Soy de los que piensan que Palestino se rindió demasiado rápido, fácil y dócilmente con el tema del mapa en su camiseta. La clasificación a Copa Libertadores después de 35 años de ausencia demuestra que esta era la oportunidad precisa para reafirmar los lazos con su historia, y que si finalmente la justicia deportiva determinaba que ese gesto no correspondía, debió ser tras largo debate y disputa conceptual. Para mí -y para muchos- estaban en todo su derecho.
Palestino es un cuadro de colonia como en Chile y América hay varios. Pero su particularidad -a nivel mundial- es que representa no solo a los inmigrantes que llegaron al país, sino una identidad que debe luchar no solo con la lejanía, con la modernidad, con la adaptación de las nuevas generaciones a la tierra que los acogió. La lucha de su gente es especial por las singularidades de su nostalgia, de su sueño, de sus aspiraciones, de su lucha. Sus colores son el reflejo de aquellos que llegaron no solo buscando un refugio y la construcción de un futuro, sino también la perpetuación de un concepto en los descendientes que nacieron lejos de la patria. Y que, a diferencia de españoles e italianos, deben lidiar con el conflicto, la muerte y la masacre colectiva en tiempo presente.
Es y será un equipo especial e irrepetible. Así lo entendieron las autoridades del Estado Palestino que enviaron saludos y felicitaciones a la escuadra tras esta campaña. Y ahora, en el plano internacional, reivindicar los colores, la bandera, sus sueños, su historia y sus aspiraciones no solo es un derecho, sino un deber. Aunque sea necesario defenderlos y pelearlos ante los organismos pertinentes y las presiones extrafutbolísticas. Esa es la razón de su existencia y su lucha, lo que lo distingue y diferencia, lo que identifica a un puñado de seguidores que vieron, en las últimas semanas -como sucede con cualquier club del mundo- que no estaban solos en las gradas. Que poco a poco se iban sumando descreídos y jóvenes, a los que el fútbol les pareció el pretexto perfecto para acercarse a lo que verdaderamente los une.

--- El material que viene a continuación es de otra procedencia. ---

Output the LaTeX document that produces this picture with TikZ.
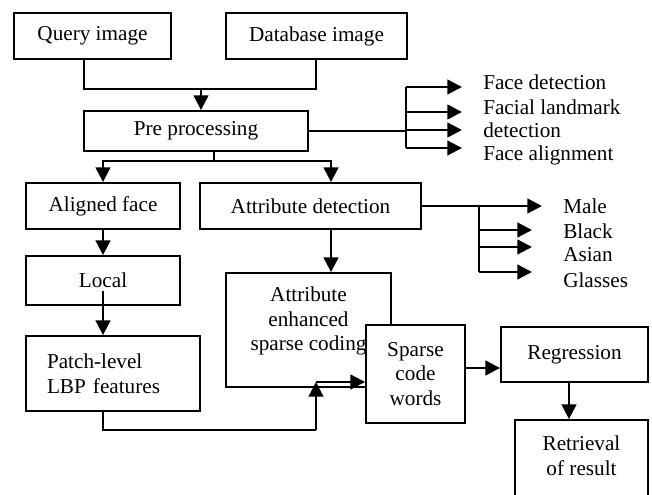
\documentclass[tikz,border=0pt]{standalone}
\usepackage{fontspec}
\setmainfont{Liberation Serif}
\usetikzlibrary{arrows.meta,calc}
\begin{document}
\begin{tikzpicture}[x=0.75pt,y=-0.75pt,
  box/.style={draw, fill=white, line width=1.4pt, inner sep=0pt, font=\fontsize{15.9}{18.4}\selectfont, align=center},
  sz/.style 2 args={minimum width=#1*0.75pt, minimum height=#2*0.75pt},
  txt/.style={inner sep=0pt, font=\fontsize{15.9}{18.4}\selectfont, align=center},
  lbl/.style={inner sep=0pt, anchor=west, font=\fontsize{15.9}{18.4}\selectfont},
  conn/.style={line width=1.7pt},
  arr/.style={line width=1.7pt, -{Triangle[length=11pt,width=11pt]}}]
\clip (0,0) rectangle (652,495);
\fill[white] (0,0) rectangle (652,495);
% boxes
\node[box, sz={157}{46}] (query) at (92.5,36) {Query image};
\node[box, sz={181}{46}] (db) at (316.5,36) {Database image};
\node[box, sz={224}{40}] (pre) at (196,131) {Pre processing};
\node[box, sz={154}{46}] (aligned) at (103,206) {Aligned face};
\node[box, sz={221}{46}] (attr) at (310.5,206) {Attribute detection};
\node[box, sz={154}{49}] (local) at (103,280.5) {Local};
\node[box, sz={174}{75}, text width=99pt, align=left] (patch) at (113,373.5) {Patch-level\\LBP features};
\node[box, sz={165}{114}] (aesc) at (308.5,330) {};
\node[txt] (aesctext) at (308.5,321) {Attribute\\enhanced\\sparse coding};
\node[box, sz={99}{98}] (sparse) at (415.5,374) {Sparse\\code\\words};
\node[box, sz={147}{55}] (reg) at (574.5,354.5) {Regression};
\node[box, sz={133}{95}] (ret) at (581.5,467.5) {};
\node[txt] (rettext) at (581.5,455.5) {Retrieval\\of result};
% labels
\node[lbl] (fd) at (483,82) {Face detection};
\node[lbl] (fl) at (483,107) {Facial landmark};
\node[lbl] (fl2) at (483,130) {detection};
\node[lbl] (fa) at (483,155) {Face alignment};
\node[lbl] (male) at (563,206) {Male};
\node[lbl] (black) at (563,231) {Black};
\node[lbl] (asian) at (563,255) {Asian};
\node[lbl] (glasses) at (563,280) {Glasses};
% connectors
\draw[conn] (query.south -| 84,0) |- (316,89) -- (db.south -| 316,0);
\draw[arr] (201,89) -- (pre.north -| 201,0);
\draw[conn] (pre.south -| 214,0) -- (214,161);
\draw[arr] (214,161) -| (aligned.north);
\draw[arr] (214,161) -| (attr.north -| 331,0);
\draw[conn] (pre.east) -- (406,131);
\draw[conn] (406,87) -- (406,148);
\draw[arr] (406,87) -- (462,87);
\draw[arr] (406,112) -- (462,112);
\draw[arr] (406,130) -- (462,130);
\draw[arr] (406,148) -- (462,148);
\draw[arr] (attr.east) -- (542,206);
\draw[conn] (479,206) -- (479,272);
\draw[arr] (479,230) -- (532,230);
\draw[arr] (479,247) -- (532,247);
\draw[arr] (479,272) -- (532,272);
\draw[arr] (aligned.south) -- (local.north);
\draw[arr] ($(local.south)+(0,-15)$) -- (patch.north -| local.south);
\draw[arr] (attr.south -| 331,0) -- (aesc.north -| 331,0);
\draw[conn] (patch.south -| 103,0) |- (316,430);
\draw[arr] (316,430) -- (316,382);
\draw[arr] (316,382) -- (sparse.west |- 0,382);
\draw[arr] (sparse.east |- 0,368) -- (reg.west |- 0,368);
\draw[arr] (reg.south -| 569,0) -- (ret.north -| 569,0);
\end{tikzpicture}
\end{document}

No escapan los tetracolores a la realidad del fútbol chileno en los últimos años. La clasificación la logra con una campaña apenas regular y no habrá margen para grandes transformaciones de un plantel que no está para grandes conquistas más allá de las fronteras de nuestro fútbol. Aprovechó el bajón de Wanderers (ganó once consecutivos y luego perdió tres al hilo) extenuado por su batalla contra los grandes y fue el más sólido de todos los irregulares del certamen, con un impresionante remate en la postemporada. Tiene a un técnico al que definen como discípulo de Guardiola y a un grupo de jugadores que lograron su más alto rendimiento y a los que tendrá que defender.
En ese ítem, Palestino también está en deuda. Porque, por las mismas razones previamente expuestas, por la singularidad de su existencia, no es comprensible que los grandes capitales y fortunas que conforman su identidad local jamás se hayan manifestado de manera potente para salvaguardar al club, para hacerlo aún más grande en su mensaje, para librarlo de las angustias de la sobrevivencia.
Palestino tiene su historia. Fue dos veces campeón y con brillo; tiene varias formaciones entrañables y un equipo actual que podría potenciarse para pensar verdaderamente en grande. Si es que alguna vez la trascendencia de su misión fuera cabalmente comprendida por los que tienen las herramientas para ayudar a quienes siempre han tenido la vocación, el esfuerzo y la voluntad para mantener viva una llama que, gracias al fútbol, ayer brilló como hacía tiempo no lo hacía.